§ What to produce:
Leave out the pictures and transcribe everything else exactly.

______________________________

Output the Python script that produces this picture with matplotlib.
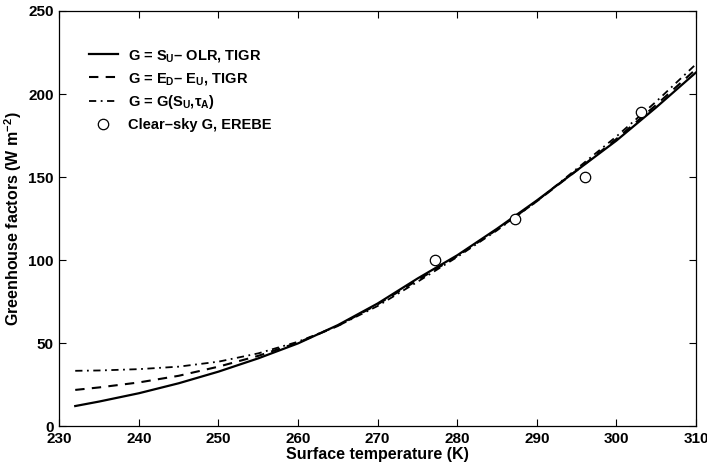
import matplotlib
matplotlib.use("Agg")
from matplotlib import pyplot as plt

plt.rcParams["font.family"] = ["Liberation Sans", "DejaVu Sans"]
plt.rcParams["font.weight"] = "bold"
plt.rcParams["axes.labelweight"] = "bold"
plt.rcParams["mathtext.fontset"] = "custom"
plt.rcParams["mathtext.rm"] = "Liberation Sans:bold"
plt.rcParams["mathtext.it"] = "Liberation Sans:bold"
plt.rcParams["mathtext.bf"] = "Liberation Sans:bold"
plt.rcParams["mathtext.default"] = "rm"

# surface temperature grid (K)
temps = [232, 235, 240, 245, 250, 255, 260, 265, 270, 275,
         280, 285, 290, 295, 300, 305, 310]

# G = S_U - OLR, TIGR
g_olr = [12.3, 15, 20, 26, 33, 41, 50, 61, 74, 89,
         103, 119, 136, 154, 172, 192, 213]
# G = E_D - E_U, TIGR
g_flux = [22, 23.5, 26.5, 30.5, 36, 42.5, 50.5, 60.5, 73.5, 88,
          102.5, 118.5, 135.5, 154, 173, 193.5, 215]
# G = G(S_U, tau_A)
g_param = [33.5, 33.7, 34.5, 36, 39, 44, 51, 60.5, 72.5, 87,
           102, 118, 135.5, 155, 174.5, 195.5, 218]

# clear-sky G from EREBE
erebe_t = [277.2, 287.3, 296.1, 303.1]
erebe_g = [100, 125, 150, 189]

fig = plt.figure(figsize=(7.07, 4.66), dpi=100)
ax = fig.add_axes([0.0839, 0.0848, 0.9005, 0.8916])

ax.plot(temps, g_olr, color="black", lw=1.6, ls="-",
        label=r"G = S$_{U}$– OLR, TIGR")
ax.plot(temps, g_flux, color="black", lw=1.5, ls=(0, (4.5, 3.5)),
        label=r"G = E$_{D}$– E$_{U}$, TIGR")
ax.plot(temps, g_param, color="black", lw=1.3, ls=(0, (4, 2.5, 1, 2.5)),
        label=r"G = G(S$_{U}$,$\tau_{A}$)")
ax.plot(erebe_t, erebe_g, ls="none", marker="o", ms=7.5, mfc="white",
        mec="black", mew=0.9, label="Clear–sky G, EREBE")

ax.set_xlim(230, 310)
ax.set_ylim(0, 250)
ax.set_xticks(range(230, 311, 10))
ax.set_yticks(range(0, 251, 50))
ax.tick_params(direction="in", length=5, width=0.8, top=True, right=True,
               labelsize=11, pad=4)
for spine in ax.spines.values():
    spine.set_linewidth(0.9)

ax.set_xlabel("Surface temperature (K)", fontsize=11.5, labelpad=1)
ax.set_ylabel(r"Greenhouse factors (W m$^{-2}$)", fontsize=11.5, labelpad=3)

ax.legend(loc="upper left", bbox_to_anchor=(0.037, 0.925), frameon=False,
          fontsize=10.5, handlelength=2.0, handletextpad=0.7,
          labelspacing=0.45, borderaxespad=0)

fig.savefig("out.png", dpi=100)
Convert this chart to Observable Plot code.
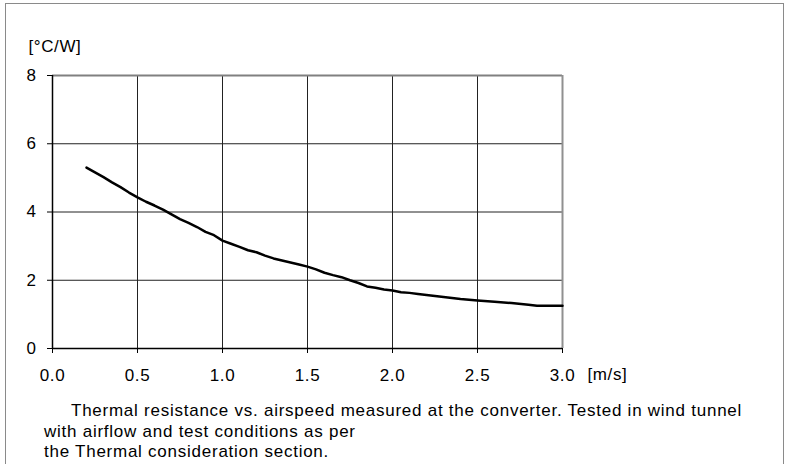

______________________________

§ Result:
Output the Python script that produces this picture with matplotlib.
import matplotlib
matplotlib.use("Agg")
from matplotlib import pyplot as plt

plt.rcParams["font.family"] = ["Liberation Sans", "DejaVu Sans"]
plt.rcParams["font.weight"] = "bold"
plt.rcParams["axes.labelweight"] = "bold"
plt.rcParams["mathtext.fontset"] = "custom"
plt.rcParams["mathtext.rm"] = "Liberation Sans:bold"
plt.rcParams["mathtext.it"] = "Liberation Sans:bold"
plt.rcParams["mathtext.bf"] = "Liberation Sans:bold"
plt.rcParams["mathtext.default"] = "rm"

# surface temperature grid (K)
temps = [232, 235, 240, 245, 250, 255, 260, 265, 270, 275,
         280, 285, 290, 295, 300, 305, 310]

# G = S_U - OLR, TIGR
g_olr = [12.3, 15, 20, 26, 33, 41, 50, 61, 74, 89,
         103, 119, 136, 154, 172, 192, 213]
# G = E_D - E_U, TIGR
g_flux = [22, 23.5, 26.5, 30.5, 36, 42.5, 50.5, 60.5, 73.5, 88,
          102.5, 118.5, 135.5, 154, 173, 193.5, 215]
# G = G(S_U, tau_A)
g_param = [33.5, 33.7, 34.5, 36, 39, 44, 51, 60.5, 72.5, 87,
           102, 118, 135.5, 155, 174.5, 195.5, 218]

# clear-sky G from EREBE
erebe_t = [277.2, 287.3, 296.1, 303.1]
erebe_g = [100, 125, 150, 189]

fig = plt.figure(figsize=(7.07, 4.66), dpi=100)
ax = fig.add_axes([0.0839, 0.0848, 0.9005, 0.8916])

ax.plot(temps, g_olr, color="black", lw=1.6, ls="-",
        label=r"G = S$_{U}$– OLR, TIGR")
ax.plot(temps, g_flux, color="black", lw=1.5, ls=(0, (4.5, 3.5)),
        label=r"G = E$_{D}$– E$_{U}$, TIGR")
ax.plot(temps, g_param, color="black", lw=1.3, ls=(0, (4, 2.5, 1, 2.5)),
        label=r"G = G(S$_{U}$,$\tau_{A}$)")
ax.plot(erebe_t, erebe_g, ls="none", marker="o", ms=7.5, mfc="white",
        mec="black", mew=0.9, label="Clear–sky G, EREBE")

ax.set_xlim(230, 310)
ax.set_ylim(0, 250)
ax.set_xticks(range(230, 311, 10))
ax.set_yticks(range(0, 251, 50))
ax.tick_params(direction="in", length=5, width=0.8, top=True, right=True,
               labelsize=11, pad=4)
for spine in ax.spines.values():
    spine.set_linewidth(0.9)

ax.set_xlabel("Surface temperature (K)", fontsize=11.5, labelpad=1)
ax.set_ylabel(r"Greenhouse factors (W m$^{-2}$)", fontsize=11.5, labelpad=3)

ax.legend(loc="upper left", bbox_to_anchor=(0.037, 0.925), frameon=False,
          fontsize=10.5, handlelength=2.0, handletextpad=0.7,
          labelspacing=0.45, borderaxespad=0)

fig.savefig("out.png", dpi=100)
Convert this chart to Observable Plot code.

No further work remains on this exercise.